It might just be that I have been paying more attention lately, but I seem to be hearing more and more about interesting projects in digital humanities. Here is a little linkdump:

  • Digital Scholarship in the Humanities is a fairly new blog by Lisa Spiro. She kicked off the year with a three-part roundup on the subject of Digital Humanities in 2007 (part 1, part 2, part 3). Many of the links below are in those three posts, though I heard about some of them from other sources.
  • Dan Cohen and the Center for History and New Media at George Mason seem to have interesting new announcements every week. These are the folks behind the citation tool Zotero and a platform for online media collections called Omeka that I’m eager to get my hands on. Plus there is their latest project…
  • THAT Podcast, or The Humanities and Technology Podcast. The first episode featured an interview with Matt Mullenweg, the founder of WordPress.
  • Dorothea Salo points us to the Bamboo project, a proposal to the Mellon Foundation to fund the development of a shared technology platform to support arts and humanities research. At least I think that’s what it is; the report is in my “printed but not actually read” pile for now. (They might think of getting the History and New Media guys to come up with a new name for the project, as “Bamboo” is gonna be a royal pain to google.)
  • The relatively new DHQ: Digital Humanities Quarterly, which bills itself as “an open-access, peer-reviewed, digital journal covering all aspects of digital media in the humanities.”

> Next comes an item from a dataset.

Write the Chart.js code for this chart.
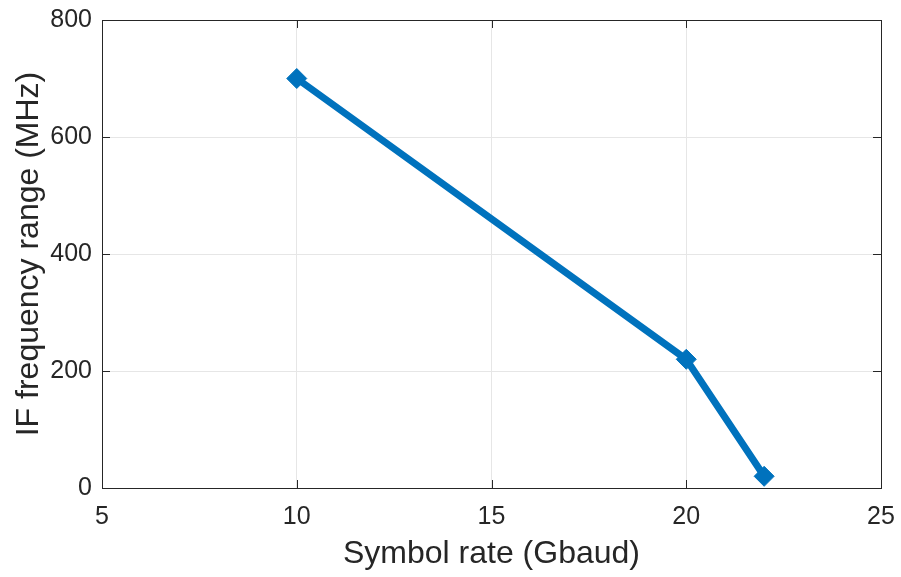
<!DOCTYPE html>
<html>
<head>
<meta charset="utf-8">
<script src="https://cdn.jsdelivr.net/npm/chart.js@4"></script>
<style>
  html, body { margin: 0; padding: 0; background: #fff; }
  #wrap { width: 901px; height: 577px; }
</style>
</head>
<body>
<div id="wrap"><canvas id="myChart"></canvas></div>
<script>
// data
const symbolRates = [10, 20, 22];          // Gbaud
const ifRanges = [700, 220, 20];           // MHz
const xTicks = [5, 10, 15, 20, 25];
const yTicks = [0, 200, 400, 600, 800];

const axisColor = '#262626';
const lineColor = '#0072BD';
const fontFamily = 'Liberation Sans, Arial, sans-serif';

// MATLAB-style box with inward tick marks on all four sides
const boxPlugin = {
    id: 'box',
    afterDatasetsDraw(chart) {
        const { ctx, chartArea: a, scales } = chart;
        ctx.save();
        ctx.strokeStyle = axisColor;
        ctx.lineWidth = 1;
        ctx.strokeRect(a.left + 0.5, a.top + 0.5, a.right - a.left, a.bottom - a.top);
        ctx.beginPath();
        xTicks.forEach(v => {
            const x = Math.round(scales.x.getPixelForValue(v)) + 0.5;
            ctx.moveTo(x, a.bottom); ctx.lineTo(x, a.bottom - 8);
            ctx.moveTo(x, a.top); ctx.lineTo(x, a.top + 8);
        });
        yTicks.forEach(v => {
            const y = Math.round(scales.y.getPixelForValue(v)) + 0.5;
            ctx.moveTo(a.left, y); ctx.lineTo(a.left + 8, y);
            ctx.moveTo(a.right, y); ctx.lineTo(a.right - 8, y);
        });
        ctx.stroke();
        ctx.restore();
    }
};

const myChart = document.getElementById('myChart');

new Chart(myChart, {
    type: 'scatter',
    data: {
        datasets: [{
            data: symbolRates.map((x, i) => ({ x: x, y: ifRanges[i] })),
            showLine: true,
            borderColor: lineColor,
            backgroundColor: lineColor,
            borderWidth: 7,
            pointStyle: 'rectRot',
            pointRadius: 10,
            pointHoverRadius: 10,
            pointBorderWidth: 1,
            clip: false
        }]
    },
    plugins: [boxPlugin],
    options: {
        responsive: true,
        maintainAspectRatio: false,
        animation: false,
        layout: { padding: { top: 20, right: 20, left: 0, bottom: 0 } },
        plugins: {
            legend: { display: false },
            tooltip: { enabled: false }
        },
        scales: {
            x: {
                type: 'linear',
                min: 5,
                max: 25,
                afterFit: s => { s.height = 89; s.paddingLeft = 0; s.paddingRight = 0; },
                afterBuildTicks: s => { s.ticks = xTicks.map(v => ({ value: v })); },
                grid: { color: '#e6e6e6', drawTicks: false },
                border: { display: false },
                ticks: {
                    color: axisColor,
                    padding: 14,
                    font: { family: fontFamily, size: 25 }
                },
                title: {
                    display: true,
                    text: 'Symbol rate (Gbaud)',
                    color: axisColor,
                    padding: { top: 0, bottom: 4 },
                    font: { family: fontFamily, size: 32 }
                }
            },
            y: {
                min: 0,
                max: 800,
                afterFit: s => { s.width = 102; s.paddingTop = 0; s.paddingBottom = 0; },
                afterBuildTicks: s => { s.ticks = yTicks.map(v => ({ value: v })); },
                grid: { color: '#e6e6e6', drawTicks: false },
                border: { display: false },
                ticks: {
                    color: axisColor,
                    padding: 10,
                    font: { family: fontFamily, size: 25 }
                },
                title: {
                    display: true,
                    text: 'IF frequency range (MHz)',
                    color: axisColor,
                    padding: { top: 10, bottom: 0 },
                    font: { family: fontFamily, size: 32 }
                }
            }
        }
    }
});
</script>
</body>
</html>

  • Database as Genre: The Epic Transformation of Archives by Ed Folsom appeared in PMLA 122 (5), Oct. 2007. The link, I’m sorry to say will only help you if your institution subscribes to PMLA. The article is a very interesting look at how the database can be seen as a literary genre unto itself, based on the author’s work as co-editor of the Walt Whitman Archive. I plan to write more about this article, once I have read the responses that were published in the same issue.